- [Exercise directions]
Reproduce all of the data below without alteration; exclude every picture.
━━━━━ Raw data ━━━━━
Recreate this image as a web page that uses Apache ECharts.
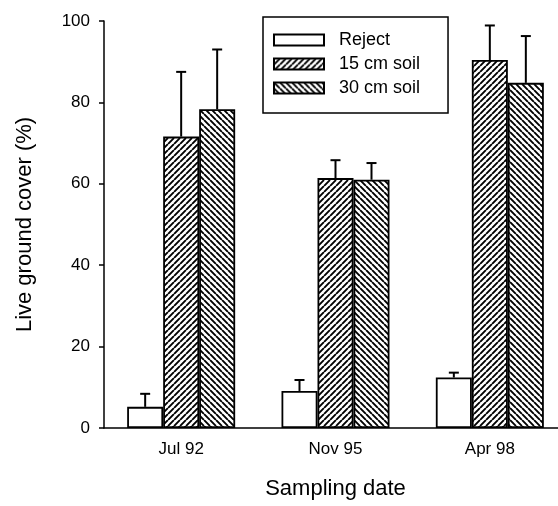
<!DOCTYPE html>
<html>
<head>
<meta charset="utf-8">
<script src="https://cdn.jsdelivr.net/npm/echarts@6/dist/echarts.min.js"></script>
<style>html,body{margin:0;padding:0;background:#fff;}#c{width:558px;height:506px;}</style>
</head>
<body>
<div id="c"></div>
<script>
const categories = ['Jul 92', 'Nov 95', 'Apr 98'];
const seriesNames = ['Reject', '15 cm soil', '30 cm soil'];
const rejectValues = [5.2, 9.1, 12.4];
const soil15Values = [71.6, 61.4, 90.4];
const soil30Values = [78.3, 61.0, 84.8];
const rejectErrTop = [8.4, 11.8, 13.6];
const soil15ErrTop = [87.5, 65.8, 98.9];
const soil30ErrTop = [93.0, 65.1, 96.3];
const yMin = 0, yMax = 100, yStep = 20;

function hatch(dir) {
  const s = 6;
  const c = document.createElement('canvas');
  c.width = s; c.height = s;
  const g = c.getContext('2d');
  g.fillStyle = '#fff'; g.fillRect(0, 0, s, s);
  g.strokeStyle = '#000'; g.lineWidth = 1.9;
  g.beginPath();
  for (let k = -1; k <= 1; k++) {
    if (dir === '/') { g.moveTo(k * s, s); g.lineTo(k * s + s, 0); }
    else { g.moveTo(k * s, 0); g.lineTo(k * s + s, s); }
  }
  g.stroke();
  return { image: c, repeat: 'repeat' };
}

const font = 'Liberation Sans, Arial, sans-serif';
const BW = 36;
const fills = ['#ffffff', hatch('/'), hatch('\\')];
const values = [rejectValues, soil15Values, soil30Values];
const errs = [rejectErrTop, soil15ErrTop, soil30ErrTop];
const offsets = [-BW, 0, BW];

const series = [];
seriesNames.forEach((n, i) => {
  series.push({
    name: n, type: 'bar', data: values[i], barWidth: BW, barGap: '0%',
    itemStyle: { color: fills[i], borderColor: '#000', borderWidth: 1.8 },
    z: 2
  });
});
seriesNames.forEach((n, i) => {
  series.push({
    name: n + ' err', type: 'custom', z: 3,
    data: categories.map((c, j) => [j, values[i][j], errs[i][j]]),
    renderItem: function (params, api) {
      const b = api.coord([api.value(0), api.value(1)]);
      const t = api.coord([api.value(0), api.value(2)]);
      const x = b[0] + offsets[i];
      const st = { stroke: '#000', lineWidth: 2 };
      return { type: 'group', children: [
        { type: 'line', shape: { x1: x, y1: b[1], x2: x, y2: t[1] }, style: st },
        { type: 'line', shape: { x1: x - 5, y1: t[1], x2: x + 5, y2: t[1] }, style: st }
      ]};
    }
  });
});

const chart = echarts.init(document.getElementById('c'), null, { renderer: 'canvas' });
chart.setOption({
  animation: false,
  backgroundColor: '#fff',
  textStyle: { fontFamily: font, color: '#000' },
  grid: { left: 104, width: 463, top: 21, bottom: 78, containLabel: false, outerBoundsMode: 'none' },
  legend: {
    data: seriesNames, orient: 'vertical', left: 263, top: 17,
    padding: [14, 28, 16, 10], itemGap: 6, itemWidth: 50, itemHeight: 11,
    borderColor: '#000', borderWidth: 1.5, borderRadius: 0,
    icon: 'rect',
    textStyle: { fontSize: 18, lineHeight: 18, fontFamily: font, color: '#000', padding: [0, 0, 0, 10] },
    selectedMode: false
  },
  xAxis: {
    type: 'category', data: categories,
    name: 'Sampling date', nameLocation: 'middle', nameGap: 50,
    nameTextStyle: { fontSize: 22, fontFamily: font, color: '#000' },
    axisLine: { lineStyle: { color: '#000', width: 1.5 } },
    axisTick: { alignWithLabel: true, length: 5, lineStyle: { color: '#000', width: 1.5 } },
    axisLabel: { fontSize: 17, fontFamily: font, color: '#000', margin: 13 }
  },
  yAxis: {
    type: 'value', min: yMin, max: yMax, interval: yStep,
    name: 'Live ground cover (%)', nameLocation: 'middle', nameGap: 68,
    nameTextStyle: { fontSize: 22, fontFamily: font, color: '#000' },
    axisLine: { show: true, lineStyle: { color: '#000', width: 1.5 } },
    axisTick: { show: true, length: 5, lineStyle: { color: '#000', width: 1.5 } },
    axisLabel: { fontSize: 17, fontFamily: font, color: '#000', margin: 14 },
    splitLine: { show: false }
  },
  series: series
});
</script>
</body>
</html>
━━━━━
- [Complete response]
Recreate this image as a web page that uses Apache ECharts.
<!DOCTYPE html>
<html>
<head>
<meta charset="utf-8">
<script src="https://cdn.jsdelivr.net/npm/echarts@6/dist/echarts.min.js"></script>
<style>html,body{margin:0;padding:0;background:#fff;}#c{width:558px;height:506px;}</style>
</head>
<body>
<div id="c"></div>
<script>
const categories = ['Jul 92', 'Nov 95', 'Apr 98'];
const seriesNames = ['Reject', '15 cm soil', '30 cm soil'];
const rejectValues = [5.2, 9.1, 12.4];
const soil15Values = [71.6, 61.4, 90.4];
const soil30Values = [78.3, 61.0, 84.8];
const rejectErrTop = [8.4, 11.8, 13.6];
const soil15ErrTop = [87.5, 65.8, 98.9];
const soil30ErrTop = [93.0, 65.1, 96.3];
const yMin = 0, yMax = 100, yStep = 20;

function hatch(dir) {
  const s = 6;
  const c = document.createElement('canvas');
  c.width = s; c.height = s;
  const g = c.getContext('2d');
  g.fillStyle = '#fff'; g.fillRect(0, 0, s, s);
  g.strokeStyle = '#000'; g.lineWidth = 1.9;
  g.beginPath();
  for (let k = -1; k <= 1; k++) {
    if (dir === '/') { g.moveTo(k * s, s); g.lineTo(k * s + s, 0); }
    else { g.moveTo(k * s, 0); g.lineTo(k * s + s, s); }
  }
  g.stroke();
  return { image: c, repeat: 'repeat' };
}

const font = 'Liberation Sans, Arial, sans-serif';
const BW = 36;
const fills = ['#ffffff', hatch('/'), hatch('\\')];
const values = [rejectValues, soil15Values, soil30Values];
const errs = [rejectErrTop, soil15ErrTop, soil30ErrTop];
const offsets = [-BW, 0, BW];

const series = [];
seriesNames.forEach((n, i) => {
  series.push({
    name: n, type: 'bar', data: values[i], barWidth: BW, barGap: '0%',
    itemStyle: { color: fills[i], borderColor: '#000', borderWidth: 1.8 },
    z: 2
  });
});
seriesNames.forEach((n, i) => {
  series.push({
    name: n + ' err', type: 'custom', z: 3,
    data: categories.map((c, j) => [j, values[i][j], errs[i][j]]),
    renderItem: function (params, api) {
      const b = api.coord([api.value(0), api.value(1)]);
      const t = api.coord([api.value(0), api.value(2)]);
      const x = b[0] + offsets[i];
      const st = { stroke: '#000', lineWidth: 2 };
      return { type: 'group', children: [
        { type: 'line', shape: { x1: x, y1: b[1], x2: x, y2: t[1] }, style: st },
        { type: 'line', shape: { x1: x - 5, y1: t[1], x2: x + 5, y2: t[1] }, style: st }
      ]};
    }
  });
});

const chart = echarts.init(document.getElementById('c'), null, { renderer: 'canvas' });
chart.setOption({
  animation: false,
  backgroundColor: '#fff',
  textStyle: { fontFamily: font, color: '#000' },
  grid: { left: 104, width: 463, top: 21, bottom: 78, containLabel: false, outerBoundsMode: 'none' },
  legend: {
    data: seriesNames, orient: 'vertical', left: 263, top: 17,
    padding: [14, 28, 16, 10], itemGap: 6, itemWidth: 50, itemHeight: 11,
    borderColor: '#000', borderWidth: 1.5, borderRadius: 0,
    icon: 'rect',
    textStyle: { fontSize: 18, lineHeight: 18, fontFamily: font, color: '#000', padding: [0, 0, 0, 10] },
    selectedMode: false
  },
  xAxis: {
    type: 'category', data: categories,
    name: 'Sampling date', nameLocation: 'middle', nameGap: 50,
    nameTextStyle: { fontSize: 22, fontFamily: font, color: '#000' },
    axisLine: { lineStyle: { color: '#000', width: 1.5 } },
    axisTick: { alignWithLabel: true, length: 5, lineStyle: { color: '#000', width: 1.5 } },
    axisLabel: { fontSize: 17, fontFamily: font, color: '#000', margin: 13 }
  },
  yAxis: {
    type: 'value', min: yMin, max: yMax, interval: yStep,
    name: 'Live ground cover (%)', nameLocation: 'middle', nameGap: 68,
    nameTextStyle: { fontSize: 22, fontFamily: font, color: '#000' },
    axisLine: { show: true, lineStyle: { color: '#000', width: 1.5 } },
    axisTick: { show: true, length: 5, lineStyle: { color: '#000', width: 1.5 } },
    axisLabel: { fontSize: 17, fontFamily: font, color: '#000', margin: 14 },
    splitLine: { show: false }
  },
  series: series
});
</script>
</body>
</html>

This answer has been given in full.